## What you have to do
Reproduce nothing but the lines from the start of the material through the line that includes "4.58, 4.28, 4.33];", both ends included, and omit every picture.

## Data excerpt

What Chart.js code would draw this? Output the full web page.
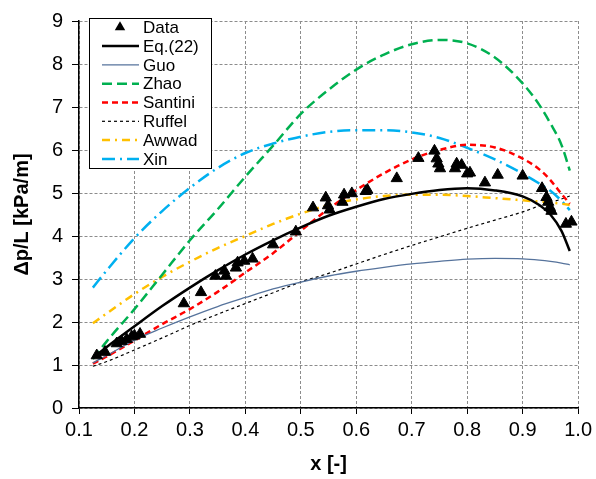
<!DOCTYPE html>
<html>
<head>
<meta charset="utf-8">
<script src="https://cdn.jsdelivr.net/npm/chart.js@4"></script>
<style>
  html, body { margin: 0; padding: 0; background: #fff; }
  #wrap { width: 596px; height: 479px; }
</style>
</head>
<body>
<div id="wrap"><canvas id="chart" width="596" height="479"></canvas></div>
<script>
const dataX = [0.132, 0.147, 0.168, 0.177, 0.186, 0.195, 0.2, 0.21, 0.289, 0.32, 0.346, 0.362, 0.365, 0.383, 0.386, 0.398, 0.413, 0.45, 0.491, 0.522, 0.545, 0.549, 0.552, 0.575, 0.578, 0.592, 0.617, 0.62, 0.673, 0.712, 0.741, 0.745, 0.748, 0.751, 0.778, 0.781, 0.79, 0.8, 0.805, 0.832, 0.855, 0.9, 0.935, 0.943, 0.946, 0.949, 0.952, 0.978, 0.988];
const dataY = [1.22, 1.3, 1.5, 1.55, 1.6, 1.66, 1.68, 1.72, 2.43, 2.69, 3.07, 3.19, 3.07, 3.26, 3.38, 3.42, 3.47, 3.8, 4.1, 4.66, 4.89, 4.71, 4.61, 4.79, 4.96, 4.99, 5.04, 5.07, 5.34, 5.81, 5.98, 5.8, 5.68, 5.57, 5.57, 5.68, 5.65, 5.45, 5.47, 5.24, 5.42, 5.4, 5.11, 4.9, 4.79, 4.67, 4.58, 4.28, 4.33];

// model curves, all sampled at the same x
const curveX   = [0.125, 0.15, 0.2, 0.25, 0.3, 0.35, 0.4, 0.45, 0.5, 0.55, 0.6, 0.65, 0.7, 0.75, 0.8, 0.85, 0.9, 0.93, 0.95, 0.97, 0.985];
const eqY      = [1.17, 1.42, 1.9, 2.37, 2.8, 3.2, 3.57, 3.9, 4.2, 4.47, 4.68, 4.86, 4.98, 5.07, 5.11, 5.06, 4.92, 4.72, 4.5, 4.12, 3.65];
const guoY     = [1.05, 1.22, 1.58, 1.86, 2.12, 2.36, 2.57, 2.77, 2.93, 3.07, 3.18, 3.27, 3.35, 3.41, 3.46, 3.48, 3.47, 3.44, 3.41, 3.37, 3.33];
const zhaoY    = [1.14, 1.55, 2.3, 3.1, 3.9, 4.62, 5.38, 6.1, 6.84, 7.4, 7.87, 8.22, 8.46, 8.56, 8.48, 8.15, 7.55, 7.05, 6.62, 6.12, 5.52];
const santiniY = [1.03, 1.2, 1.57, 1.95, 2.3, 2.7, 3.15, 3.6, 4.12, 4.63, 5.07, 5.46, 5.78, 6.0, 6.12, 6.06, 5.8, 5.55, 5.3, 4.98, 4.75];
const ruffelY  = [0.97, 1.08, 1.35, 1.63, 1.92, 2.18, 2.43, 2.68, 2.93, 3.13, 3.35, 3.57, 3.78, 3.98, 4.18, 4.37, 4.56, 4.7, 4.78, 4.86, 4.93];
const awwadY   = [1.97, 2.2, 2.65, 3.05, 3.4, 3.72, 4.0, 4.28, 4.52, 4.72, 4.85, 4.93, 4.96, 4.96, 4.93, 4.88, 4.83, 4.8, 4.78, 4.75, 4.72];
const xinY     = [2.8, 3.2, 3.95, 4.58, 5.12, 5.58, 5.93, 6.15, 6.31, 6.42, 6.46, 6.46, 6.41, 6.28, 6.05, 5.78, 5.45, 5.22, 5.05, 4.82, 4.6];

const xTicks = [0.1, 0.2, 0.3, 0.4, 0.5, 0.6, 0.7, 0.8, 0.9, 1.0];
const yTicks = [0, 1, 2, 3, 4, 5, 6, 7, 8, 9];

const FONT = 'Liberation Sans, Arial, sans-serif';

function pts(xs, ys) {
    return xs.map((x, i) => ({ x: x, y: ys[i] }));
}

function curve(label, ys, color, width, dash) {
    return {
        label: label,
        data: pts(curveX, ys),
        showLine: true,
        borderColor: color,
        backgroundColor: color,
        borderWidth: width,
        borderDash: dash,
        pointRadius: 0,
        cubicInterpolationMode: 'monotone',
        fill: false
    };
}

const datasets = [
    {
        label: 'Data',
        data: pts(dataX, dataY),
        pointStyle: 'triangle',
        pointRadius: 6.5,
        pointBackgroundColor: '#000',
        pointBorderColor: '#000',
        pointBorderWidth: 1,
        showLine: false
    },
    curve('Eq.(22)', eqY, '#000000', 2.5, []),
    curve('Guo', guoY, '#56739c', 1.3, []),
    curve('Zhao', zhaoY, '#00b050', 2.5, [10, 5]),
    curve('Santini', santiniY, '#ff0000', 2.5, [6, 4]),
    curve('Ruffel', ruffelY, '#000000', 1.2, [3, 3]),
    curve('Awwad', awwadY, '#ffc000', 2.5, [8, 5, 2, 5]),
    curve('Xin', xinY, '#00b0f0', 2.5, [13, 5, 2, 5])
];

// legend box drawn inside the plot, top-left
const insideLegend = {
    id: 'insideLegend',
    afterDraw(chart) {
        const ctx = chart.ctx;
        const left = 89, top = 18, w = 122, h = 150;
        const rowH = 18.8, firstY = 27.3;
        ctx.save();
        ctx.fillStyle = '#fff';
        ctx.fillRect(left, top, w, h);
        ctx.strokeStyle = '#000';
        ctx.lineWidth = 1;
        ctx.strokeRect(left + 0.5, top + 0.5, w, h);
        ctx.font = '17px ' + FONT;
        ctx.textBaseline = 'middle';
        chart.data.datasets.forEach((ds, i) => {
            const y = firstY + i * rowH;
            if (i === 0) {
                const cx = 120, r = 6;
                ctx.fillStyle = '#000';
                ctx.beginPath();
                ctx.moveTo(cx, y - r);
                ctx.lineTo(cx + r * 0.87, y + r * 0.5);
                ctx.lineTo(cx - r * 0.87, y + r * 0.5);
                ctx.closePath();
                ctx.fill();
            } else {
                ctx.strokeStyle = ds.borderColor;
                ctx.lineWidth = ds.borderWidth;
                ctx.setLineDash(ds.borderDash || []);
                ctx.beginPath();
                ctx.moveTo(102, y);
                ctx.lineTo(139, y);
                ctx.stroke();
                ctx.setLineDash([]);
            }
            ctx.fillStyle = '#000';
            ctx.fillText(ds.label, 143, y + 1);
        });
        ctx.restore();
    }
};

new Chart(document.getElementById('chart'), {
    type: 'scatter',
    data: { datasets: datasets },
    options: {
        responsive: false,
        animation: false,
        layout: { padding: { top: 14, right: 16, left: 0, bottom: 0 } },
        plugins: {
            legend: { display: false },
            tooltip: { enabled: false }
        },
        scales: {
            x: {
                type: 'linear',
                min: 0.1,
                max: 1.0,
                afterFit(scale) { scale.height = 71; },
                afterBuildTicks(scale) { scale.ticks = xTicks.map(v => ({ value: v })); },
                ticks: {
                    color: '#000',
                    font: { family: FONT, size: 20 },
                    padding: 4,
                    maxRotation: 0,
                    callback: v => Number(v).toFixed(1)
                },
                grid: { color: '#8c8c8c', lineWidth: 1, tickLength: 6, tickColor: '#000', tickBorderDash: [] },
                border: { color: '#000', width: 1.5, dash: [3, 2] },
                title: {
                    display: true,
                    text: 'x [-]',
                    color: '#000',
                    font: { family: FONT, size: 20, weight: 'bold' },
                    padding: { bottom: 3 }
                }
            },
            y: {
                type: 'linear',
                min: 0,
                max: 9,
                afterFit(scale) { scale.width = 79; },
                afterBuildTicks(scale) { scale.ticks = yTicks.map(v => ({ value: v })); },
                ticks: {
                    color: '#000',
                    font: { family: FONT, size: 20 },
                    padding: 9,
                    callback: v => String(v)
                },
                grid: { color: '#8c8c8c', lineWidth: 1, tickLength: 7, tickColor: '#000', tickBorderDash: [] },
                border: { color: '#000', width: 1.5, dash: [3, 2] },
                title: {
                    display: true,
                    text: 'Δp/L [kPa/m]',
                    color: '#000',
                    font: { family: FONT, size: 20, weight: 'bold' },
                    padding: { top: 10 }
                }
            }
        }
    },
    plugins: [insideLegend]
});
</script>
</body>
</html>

## Solution for this task
What Chart.js code would draw this? Output the full web page.
<!DOCTYPE html>
<html>
<head>
<meta charset="utf-8">
<script src="https://cdn.jsdelivr.net/npm/chart.js@4"></script>
<style>
  html, body { margin: 0; padding: 0; background: #fff; }
  #wrap { width: 596px; height: 479px; }
</style>
</head>
<body>
<div id="wrap"><canvas id="chart" width="596" height="479"></canvas></div>
<script>
const dataX = [0.132, 0.147, 0.168, 0.177, 0.186, 0.195, 0.2, 0.21, 0.289, 0.32, 0.346, 0.362, 0.365, 0.383, 0.386, 0.398, 0.413, 0.45, 0.491, 0.522, 0.545, 0.549, 0.552, 0.575, 0.578, 0.592, 0.617, 0.62, 0.673, 0.712, 0.741, 0.745, 0.748, 0.751, 0.778, 0.781, 0.79, 0.8, 0.805, 0.832, 0.855, 0.9, 0.935, 0.943, 0.946, 0.949, 0.952, 0.978, 0.988];
const dataY = [1.22, 1.3, 1.5, 1.55, 1.6, 1.66, 1.68, 1.72, 2.43, 2.69, 3.07, 3.19, 3.07, 3.26, 3.38, 3.42, 3.47, 3.8, 4.1, 4.66, 4.89, 4.71, 4.61, 4.79, 4.96, 4.99, 5.04, 5.07, 5.34, 5.81, 5.98, 5.8, 5.68, 5.57, 5.57, 5.68, 5.65, 5.45, 5.47, 5.24, 5.42, 5.4, 5.11, 4.9, 4.79, 4.67, 4.58, 4.28, 4.33];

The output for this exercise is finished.